# START OF Recorded data
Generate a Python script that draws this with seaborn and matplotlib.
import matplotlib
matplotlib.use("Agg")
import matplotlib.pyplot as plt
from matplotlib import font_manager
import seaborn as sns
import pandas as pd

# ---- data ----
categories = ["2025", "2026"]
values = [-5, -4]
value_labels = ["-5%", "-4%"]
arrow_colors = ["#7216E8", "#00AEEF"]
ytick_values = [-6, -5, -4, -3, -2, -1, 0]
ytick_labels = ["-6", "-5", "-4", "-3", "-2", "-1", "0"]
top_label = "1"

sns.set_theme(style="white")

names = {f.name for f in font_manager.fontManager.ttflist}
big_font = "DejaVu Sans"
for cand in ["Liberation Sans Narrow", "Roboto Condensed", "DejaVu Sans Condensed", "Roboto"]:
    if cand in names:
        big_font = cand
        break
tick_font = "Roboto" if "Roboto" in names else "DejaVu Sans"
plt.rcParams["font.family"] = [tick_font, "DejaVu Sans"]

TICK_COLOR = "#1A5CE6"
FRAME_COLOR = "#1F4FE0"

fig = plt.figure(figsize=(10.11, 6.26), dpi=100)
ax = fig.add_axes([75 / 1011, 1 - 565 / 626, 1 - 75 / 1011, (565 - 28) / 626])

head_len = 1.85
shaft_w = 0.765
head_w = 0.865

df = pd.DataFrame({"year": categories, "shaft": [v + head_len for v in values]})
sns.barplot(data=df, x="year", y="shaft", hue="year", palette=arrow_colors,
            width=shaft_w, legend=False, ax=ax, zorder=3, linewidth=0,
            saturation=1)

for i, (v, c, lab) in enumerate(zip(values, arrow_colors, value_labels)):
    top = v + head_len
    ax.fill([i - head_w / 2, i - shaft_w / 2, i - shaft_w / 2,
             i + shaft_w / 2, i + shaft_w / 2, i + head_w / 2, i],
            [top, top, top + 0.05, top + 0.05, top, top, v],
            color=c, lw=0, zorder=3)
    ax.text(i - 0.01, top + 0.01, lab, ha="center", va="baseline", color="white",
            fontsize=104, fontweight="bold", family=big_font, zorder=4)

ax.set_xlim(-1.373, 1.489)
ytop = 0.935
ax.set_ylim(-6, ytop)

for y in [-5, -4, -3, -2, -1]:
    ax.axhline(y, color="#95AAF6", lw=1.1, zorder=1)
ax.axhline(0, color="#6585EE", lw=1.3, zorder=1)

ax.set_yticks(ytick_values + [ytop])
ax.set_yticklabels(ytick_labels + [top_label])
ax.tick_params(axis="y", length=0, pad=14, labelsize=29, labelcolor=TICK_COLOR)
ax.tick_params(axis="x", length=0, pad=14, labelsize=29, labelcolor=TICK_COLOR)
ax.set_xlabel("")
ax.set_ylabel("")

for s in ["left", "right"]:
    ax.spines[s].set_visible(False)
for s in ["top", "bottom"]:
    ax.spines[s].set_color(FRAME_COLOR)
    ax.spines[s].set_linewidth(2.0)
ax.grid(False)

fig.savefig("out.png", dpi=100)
# END OF Recorded data
# START OF Recorded data
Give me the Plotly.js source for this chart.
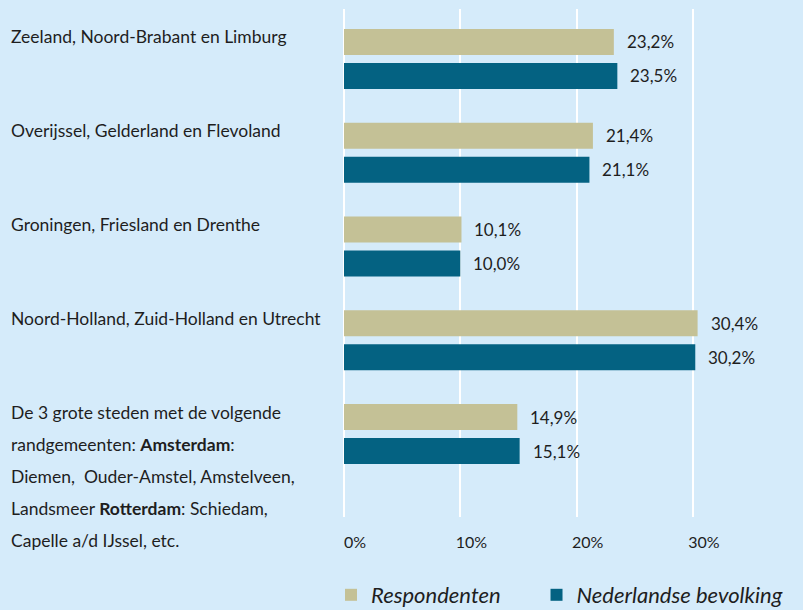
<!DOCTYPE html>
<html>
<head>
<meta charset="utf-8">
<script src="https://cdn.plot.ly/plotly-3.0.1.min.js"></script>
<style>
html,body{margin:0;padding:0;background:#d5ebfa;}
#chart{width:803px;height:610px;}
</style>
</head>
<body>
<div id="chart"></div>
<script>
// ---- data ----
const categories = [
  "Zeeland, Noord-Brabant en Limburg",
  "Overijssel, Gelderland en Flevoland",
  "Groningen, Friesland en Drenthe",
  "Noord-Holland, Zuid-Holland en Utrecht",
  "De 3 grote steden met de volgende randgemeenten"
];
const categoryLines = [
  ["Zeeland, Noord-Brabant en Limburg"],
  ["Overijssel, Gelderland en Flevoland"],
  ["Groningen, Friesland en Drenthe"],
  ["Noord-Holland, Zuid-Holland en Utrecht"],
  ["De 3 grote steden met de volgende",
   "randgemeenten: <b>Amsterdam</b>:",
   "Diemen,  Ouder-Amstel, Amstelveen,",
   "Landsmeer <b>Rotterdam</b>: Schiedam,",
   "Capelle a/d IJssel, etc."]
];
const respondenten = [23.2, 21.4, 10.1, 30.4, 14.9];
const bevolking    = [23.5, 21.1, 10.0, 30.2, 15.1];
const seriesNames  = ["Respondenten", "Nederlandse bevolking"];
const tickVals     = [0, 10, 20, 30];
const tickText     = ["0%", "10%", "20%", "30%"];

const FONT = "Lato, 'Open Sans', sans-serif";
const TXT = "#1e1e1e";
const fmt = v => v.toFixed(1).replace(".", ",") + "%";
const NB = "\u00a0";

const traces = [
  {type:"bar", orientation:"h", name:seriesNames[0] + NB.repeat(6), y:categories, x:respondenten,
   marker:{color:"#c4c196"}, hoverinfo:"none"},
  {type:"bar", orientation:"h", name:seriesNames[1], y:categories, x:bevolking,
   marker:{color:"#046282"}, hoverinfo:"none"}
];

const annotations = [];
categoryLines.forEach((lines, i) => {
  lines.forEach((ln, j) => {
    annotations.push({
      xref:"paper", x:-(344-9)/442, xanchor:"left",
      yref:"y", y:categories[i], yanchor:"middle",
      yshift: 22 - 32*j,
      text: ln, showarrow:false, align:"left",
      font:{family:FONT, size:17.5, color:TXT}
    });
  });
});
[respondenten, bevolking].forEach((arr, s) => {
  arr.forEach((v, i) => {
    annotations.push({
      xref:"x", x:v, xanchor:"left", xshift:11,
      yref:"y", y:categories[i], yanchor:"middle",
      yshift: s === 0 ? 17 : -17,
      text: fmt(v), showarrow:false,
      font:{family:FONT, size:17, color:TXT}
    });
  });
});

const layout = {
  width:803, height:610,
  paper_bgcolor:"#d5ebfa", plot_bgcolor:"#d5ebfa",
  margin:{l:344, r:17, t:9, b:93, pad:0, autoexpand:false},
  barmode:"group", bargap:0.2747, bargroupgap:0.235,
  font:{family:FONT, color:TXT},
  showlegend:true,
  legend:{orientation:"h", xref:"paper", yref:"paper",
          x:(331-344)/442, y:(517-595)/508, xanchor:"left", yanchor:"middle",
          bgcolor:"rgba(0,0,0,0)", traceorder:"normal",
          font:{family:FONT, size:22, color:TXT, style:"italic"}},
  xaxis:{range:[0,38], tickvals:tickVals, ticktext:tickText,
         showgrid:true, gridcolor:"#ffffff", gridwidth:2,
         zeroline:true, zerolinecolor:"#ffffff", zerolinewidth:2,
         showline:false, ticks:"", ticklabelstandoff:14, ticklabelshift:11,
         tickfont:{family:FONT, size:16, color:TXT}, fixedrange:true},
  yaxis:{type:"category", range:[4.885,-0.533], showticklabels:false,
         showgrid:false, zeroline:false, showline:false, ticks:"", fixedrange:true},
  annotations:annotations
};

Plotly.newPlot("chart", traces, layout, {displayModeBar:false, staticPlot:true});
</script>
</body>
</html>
# END OF Recorded data
-- Stated task --
In the data above, find the line that contains "Generate a Python" and the line that contains "import pandas as pd". Repeat exactly those lines and every line between them, and only those.

-- Task response --
Generate a Python script that draws this with seaborn and matplotlib.
import matplotlib
matplotlib.use("Agg")
import matplotlib.pyplot as plt
from matplotlib import font_manager
import seaborn as sns
import pandas as pd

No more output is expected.